What the Correa contract accomplishes is hope. On paper, his presence means the Twins have pulled into a tie with the White Sox with regards to position-player WAR, according to FanGraphs' depth chart projections.

    1. Yankees, 32.4
    2. Astros, 30.1
    3. Blue Jays, 30.0
    4. Rays, 28.3
    5. Angels, 27.0
    6. White Sox, 26.9Twins, 26.9
    7. Mariners, 24.9

Now, Minnesota's pitching staff is bottom-half, with a lack of standout options. The starting rotation could be deep, or it could be a rotation full of guys whose ERAs are closer to 5.00 than 4.00, as the younger starters have fringe stuff that requires A-game execution. The Twins made a big step in addressing the rotation by trading for Sonny Gray, but they probably need two more arms to change the conversation. They're rumored to be interested in Frankie Montas and Sean Manaea, either of whom would help.

(Minnesota might be within a few wins of the White Sox's projections had they held onto José Berríos, which makes the decision to trade him worth revisiting at the end of the year.)

But even if the Twins ended up stopping here, they'd have done a decent job at making themselves way more interesting without forcing a stuck window open (see the Rockies and Kris Bryant). Josh Donaldson's a good player, but he's one calf strain away from further congesting their DH picture if he can offer them anything at all. Finding a taker for his whole deal and using those resources on Correa is a terrific maneuver whether he's around for one year or three. You'd rather see a team do that then eat the money and call it a rebuilding or retooling.

Correa also adds to the division's cumulative talent pool. No team is still close to the White Sox, but the competition is getting stouter, Cleveland aside. Detroit seems like it needs one more year to integrate some bats, but the additions of Báez, Eduardo Rodriguez and now Michael Pineda add talent and depth where there was none. The Royals made some huge strides in their farm system, and Zack Greinke takes some of the stress off a rotation that has six young starters for five spots. Maybe none of these teams is a good bet to take down the Sox, but they might be able to drag the White Sox into a rock fight, especially if the Sox's starting pitching depth gets tested this time around.

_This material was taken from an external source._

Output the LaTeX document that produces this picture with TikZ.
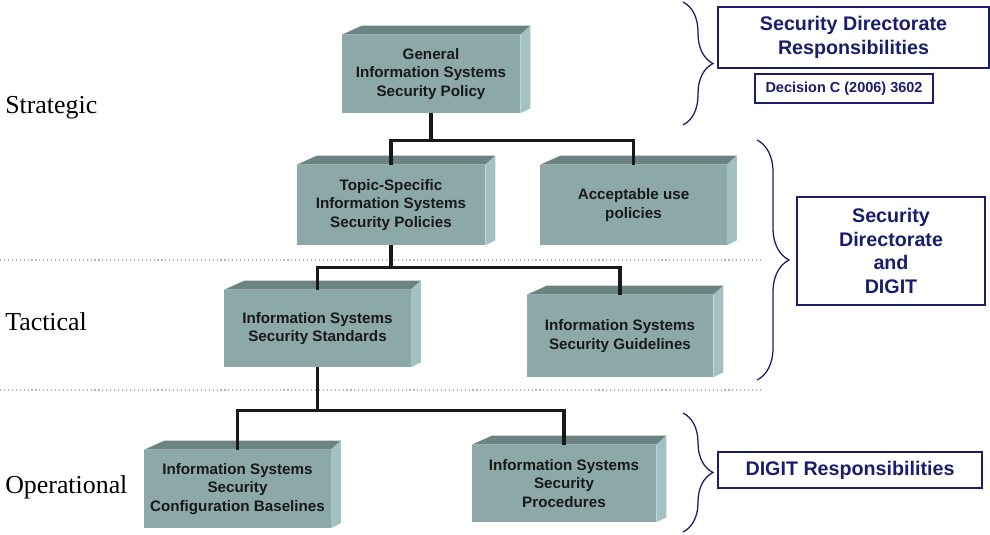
\documentclass[tikz,border=0pt]{standalone}
\usepackage{fontspec}
\setmainfont{Liberation Serif}
\setsansfont{Liberation Sans}
\usetikzlibrary{calc, decorations.pathreplacing}
\definecolor{cfront}{HTML}{8CA8A9}
\definecolor{ctop}{HTML}{6C8384}
\definecolor{cside}{HTML}{A3C0C2}
\definecolor{cnavy}{HTML}{1C1C6C}
\definecolor{cdots}{HTML}{B4B4B4}
\tikzset{
  slab/.style={fill=cfront, align=center, inner sep=0pt, minimum width=4.65cm, minimum height=1.95cm,
    font=\sffamily\bfseries\fontsize{10.8}{13.2}\selectfont, text=black!90},
  link/.style={line width=2.2pt, draw=black!90},
  resp/.style={draw=cnavy, line width=0.9pt, align=center, text=cnavy, inner sep=0pt,
    font=\sffamily\bfseries\fontsize{14}{17}\selectfont},
  level/.style={anchor=base west, inner sep=0pt, font=\fontsize{18.4}{20}\selectfont},
  curly/.style={draw=cnavy, line width=0.9pt, decorate, decoration={brace, amplitude=#1}},
  sep/.style={draw=cdots, dotted, line width=0.8pt},
}

\begin{document}
\begin{tikzpicture}[x=0.025cm, y=-0.025cm]
  \useasboundingbox (0,0) rectangle (990,534);
  % level separators
  \draw[sep] (0,260) -- (760,260);
  \draw[sep] (0,390) -- (760,390);
  % levels
  \node[level] (strat) at (5,113) {Strategic};
  \node[level] (tact) at (5,330) {Tactical};
  \node[level] (oper) at (5,493) {Operational};
  % policy blocks
  \node[slab, minimum width=4.45cm] (gen) at (431,74) {General\\Information Systems\\Security Policy};
  \node[slab, minimum width=4.7cm, minimum height=2cm] (topic) at (391,205) {Topic-Specific\\Information Systems\\Security Policies};
  \node[slab, minimum height=2cm] (accept) at (633.5,205) {Acceptable use\\policies};
  \node[slab, minimum height=1.925cm] (stand) at (317.5,328.5) {Information Systems\\Security Standards};
  \node[slab, minimum height=2.05cm] (guide) at (620,336) {Information Systems\\Security Guidelines};
  \node[slab] (base) at (237.5,489) {Information Systems\\Security\\Configuration Baselines};
  \node[slab, minimum width=4.6cm, minimum height=1.925cm] (proc) at (564,483.5) {Information Systems\\Security\\Procedures};
  % top and side faces
  \foreach \blk in {gen,topic,accept,stand,guide,base,proc} {
    \fill[ctop] (\blk.north west) -- ++(20,-9) -- ([shift={(10,-9)}]\blk.north east) -- (\blk.north east) -- cycle;
    \fill[cside] (\blk.north east) -- ([shift={(10,-9)}]\blk.north east) -- ([shift={(10,-5)}]\blk.south east) -- (\blk.south east) -- cycle;
  }
  % tree
  \draw[link] (gen.south) -- ++(0,27) coordinate (bus1);
  \draw[link] (topic.north) |- (bus1) -| (accept.north);
  \draw[link] (topic.south) -- ++(0,22) coordinate (bus2);
  \draw[link] (stand.north) |- (bus2) -| (guide.north);
  \draw[link] (stand.south) -- ++(0,43) coordinate (bus3);
  \draw[link] (base.north) |- (bus3) -| (proc.north);
  % responsibilities
  \node[resp, minimum width=6.775cm, minimum height=1.525cm] (sdr) at (853.5,37.5) {Security Directorate\\Responsibilities};
  \node[resp, font=\sffamily\bfseries\fontsize{10.3}{12}\selectfont, minimum width=4.45cm, minimum height=0.725cm] (dec) at (844,88.5) {Decision C (2006) 3602};
  \node[resp, minimum width=4.7cm, minimum height=2.7cm] (sdd) at (891,251) {Security\\Directorate\\and\\DIGIT};
  \node[resp, minimum width=6.6cm, minimum height=0.9cm] (dr) at (850,470) {DIGIT Responsibilities};
  \draw[curly=0.75cm] (683,2) -- (683,125);
  \draw[curly=0.8cm] (757,140) -- (757,380);
  \draw[curly=0.75cm] (683,413) -- (683,532);
\end{tikzpicture}
\end{document}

There's a temptation to say that this should serve as a wake-up call for the White Sox, but that'd require a premise that they planned on coasting. They have too many young players still trying to establish their place in the game for that, and even if that weren't a concern, a franchise that has never won consecutive division titles its six-score history can't assume anything.

But that only pertains to the clubhouse. With regards to the front office, the Correa signing should be an inspiration, because the limited scope of its commitment should appeal to Jerry Reinsdorf and Rick Hahn. The former of those parties hasn't approved a deal above $73 million, and the latter sounded a little too certain that he'd be the one figuring out what the White Sox are going to look like in 2030 during the whole Manny Machado thing. Opt-outs always favor the player, but a team with huge win-now stakes might be able to grind a win-win out of it, especially when that player is among the last moves made, and thus isn't a core component of future plans.

This is why the conversation keeps coming back to Michael Conforto as his free agency drags on, even if he isn't on Correa's level. There are reasons to think he'd want to opt out after a year and revisit the market after a better performance and without draft-pick compensation tied to him. Not only would he address right field in a way to a degree Hahn has never tried, but he'd be able to back up "the money will be spent" in a way that flatters him, with a decent chance that only half the money would be taken.